地域公共交通活性化法が一部改正された。地域に民間事業者が多いため、アナログで束ねるのがたいへんな作業になる。今後は地域でリーダーシップをとる事業者がいなくなることも考えられ、協議会制度の活用が一つのテコとなる」などと述べた。

質疑応答で、田中委員長は「地域公共交通活性化法の説明では、バス・鉄道の活用が主に入っているが、タクシーがこの中に入るための通達は発出されるのか。基盤整備ができていない」と質問。

土田氏は「地域でタクシーが入っていないと片手落ちだ。通達の発出が可能かどうかは難しい面もあるが、タクシーに声がかからないきらいがある」と答えた。

これに対し、田中委員長は「タクシー営業所がない地域がある。それぞれの県に声をかける仕組をつくってほしい。例えば、京丹後市では通達に基づいた制度を履行する中で、結局ライドシェア(ウーバーアプリによる協議会登録自家用車の配車)が入ってきた。そうしたことにならないよう仕組がつくれないか」と質問。

土田氏は「それは、今までになかった視点だ。持ち帰って検討したい。メンバーの一人として参画するケースもあるので、検討したい」と答えた。

(本紙注・京丹後市の場合は、市が直接、市内のタクシー空白地域以外で営業している地元タクシー会社を協議会メンバーに入れていたが、京都府タクシー協会との連絡体制が密ではなかったため、タクシーメンバーは声を大にして反対を発言することはなかった。しかし、このメンバーはその後、協会や近畿運輸局に相談している。地方の事業者まで正確な情報が伝わっていなかった例として教訓になっている)

田中委員長は「災害時の高齢者の避難移動に地域交通を使うことができないか。そのためにMaaS活用ができないかという論議がある」と報告。これに対し、土田氏は「公共性の高いMaaSは必要だ。民間に任せると商業に特化したMaaSでは弱い。防災MaaSも考えたい。円滑に避難できる経路をプッシュできる。集めたデータを軸に据えられる可能性がある」と答えた。

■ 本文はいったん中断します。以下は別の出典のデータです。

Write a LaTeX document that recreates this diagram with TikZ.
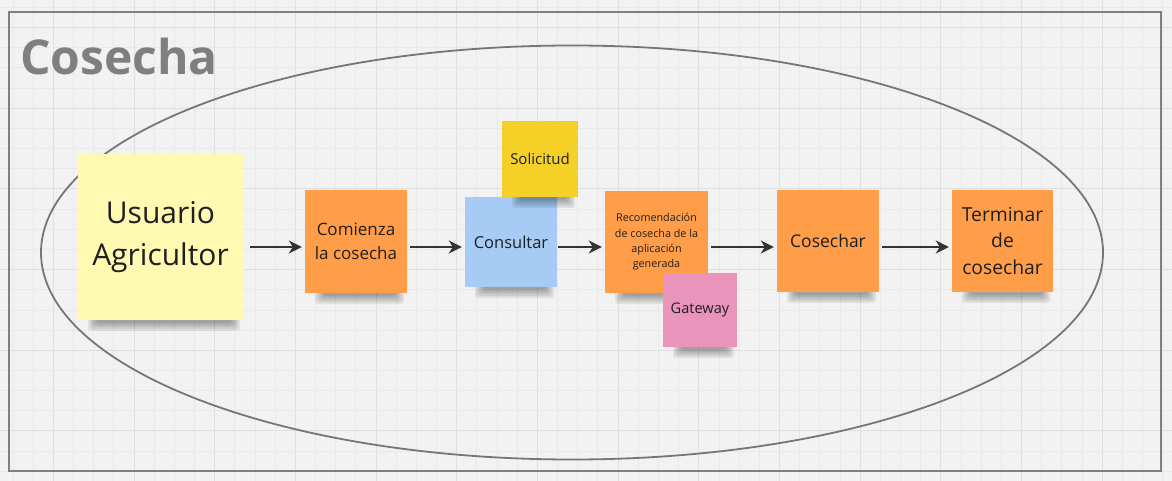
\documentclass[tikz,border=0pt]{standalone}
\usepackage{fontspec}
\setmainfont{Open Sans}
\usetikzlibrary{arrows.meta}
\definecolor{bgc}{HTML}{F2F2F2}
\definecolor{minorc}{HTML}{E9E9E9}
\definecolor{majorc}{HTML}{DFDFDF}
\definecolor{framec}{HTML}{808080}
\definecolor{ellc}{HTML}{767676}
\definecolor{orangec}{HTML}{FF9D48}
\definecolor{yellowl}{HTML}{FFF9B1}
\definecolor{yellowd}{HTML}{F5D128}
\definecolor{bluec}{HTML}{A6CCF5}
\definecolor{pinkc}{HTML}{EA94BB}
\definecolor{textc}{HTML}{1F1F1F}
\definecolor{arrc}{HTML}{333333}
\definecolor{titlec}{HTML}{7F7F7F}
\tikzset{
  note/.style={rectangle, draw=none, inner sep=0pt, align=center, text=textc},
  arr/.style={draw=arrc, line width=2.3pt, -{Stealth[length=13pt,width=13pt,inset=4pt]}, shorten <=3pt, shorten >=3pt},
  minorline/.style={draw=minorc, line width=0.9pt},
  majorline/.style={draw=majorc, line width=1pt},
}
% name, cx, cy, w, h, colour, font, text
\newcommand\sticky[8]{%
  \foreach \i in {0,...,4}{%
    \fill[black,opacity=0.075,rounded corners=3pt]
      ({#2-#4/2+10+2*\i},{#3+#5/2-4}) rectangle ({#2+#4/2-3-2*\i},{#3+#5/2+11-2*\i});
  }
  \node[note,fill=#6,minimum width=#4pt,minimum height=#5pt,font=#7] (#1) at (#2,#3) {#8};
}
\begin{document}
\begin{tikzpicture}[x=1pt,y=-1pt]
\useasboundingbox (0,0) rectangle (1172,481);
\fill[bgc] (0,0) rectangle (1172,481);
% grid
\foreach \i in {0,...,58}{
  \pgfmathsetmacro\gx{13+20.17*\i}
  \pgfmathtruncatemacro\m{mod(\i,4)}
  \ifnum\m=2 \draw[majorline] (\gx,0) -- (\gx,481); \else \draw[minorline] (\gx,0) -- (\gx,481); \fi
}
\foreach \i in {0,...,24}{
  \pgfmathsetmacro\gy{7.4+20.17*\i}
  \pgfmathtruncatemacro\m{mod(\i,4)}
  \ifnum\m=1 \draw[majorline] (0,\gy) -- (1172,\gy); \else \draw[minorline] (0,\gy) -- (1172,\gy); \fi
}
% frame and title
\draw[framec, line width=2pt] (9,12.3) rectangle (1160.5,471);
\node[anchor=base west, inner sep=0pt, text=titlec, font=\fontsize{48}{58}\selectfont\bfseries] (title) at (20,75) {Cosecha};
% ellipse
\draw[ellc, line width=1.8pt] (572,252.5) ellipse [x radius=531pt, y radius=207pt];
% notes
\sticky{user}{160.5}{237}{165}{166}{yellowl}{\fontsize{30}{42}\selectfont}{Usuario\\Agricultor}
\sticky{comienza}{356}{241.5}{102}{103}{orangec}{\fontsize{17}{24}\selectfont}{Comienza\\la cosecha}
\sticky{consultar}{511}{242}{92}{90}{bluec}{\fontsize{16.5}{20}\selectfont}{Consultar}
\sticky{solicitud}{540}{159}{76}{76}{yellowd}{\fontsize{15}{18}\selectfont}{Solicitud}
\sticky{recom}{656.5}{242}{103}{102}{orangec}{\fontsize{10.8}{15.3}\selectfont}{Recomendación\\de cosecha de la\\aplicación\\generada}
\sticky{gateway}{700}{310}{74}{74}{pinkc}{\fontsize{14.6}{18}\selectfont}{Gateway}
\sticky{cosechar}{828}{241}{102}{102}{orangec}{\fontsize{17.5}{21}\selectfont}{Cosechar}
\sticky{terminar}{1002.5}{241}{101}{102}{orangec}{\fontsize{19.3}{26.5}\selectfont}{Terminar\\de\\cosechar}
% arrows
\draw[arr, shorten <=7pt] ([yshift=-10pt]user.east) -- ([yshift=-5.5pt]comienza.west);
\draw[arr] ([yshift=-5.5pt]comienza.east) -- ([yshift=-5pt]consultar.west);
\draw[arr, shorten <=1pt] ([yshift=-5pt]consultar.east) -- ([yshift=-5pt]recom.west);
\draw[arr] ([yshift=-5pt]recom.east) -- ([yshift=-6pt]cosechar.west);
\draw[arr] ([yshift=-6pt]cosechar.east) -- ([yshift=-6pt]terminar.west);
\end{tikzpicture}
\end{document}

関上義明・国交省自動車局旅客課地域交通室長が「地域交通を巡る諸情勢について」をテーマに講演。「過疎地等で市町村が行う自家用有償旅客運送ではバス・タクシーが運行管理、車両管理で協力する制度を創設。運送の安全性を向上させつつ、実施を円滑化するのが目的」

「ライドシェアの問題点では、自家用有償旅客運送制度の活用というと、白タク、ライドシェアを増やすのではないかと言われるが、一貫してライドシェアは否定している。地域公共交通会議では、関係機関との合意の上運行するので、ライドシェアとは異なる」と強調する一方、海外のライドシェアは雇用関係がないことから争議が起きているなどとして、国内では(国産を含め)ライドシェアは存在しないとの認識を示した。

質疑応答では、田中委員長が「自家用有償旅客運送は地域公共交通会議での合意が必要ということに変わりはないか」と質問。関上氏は「スキームは変わらない。より一層活用しやすいようにしてある」と答えた。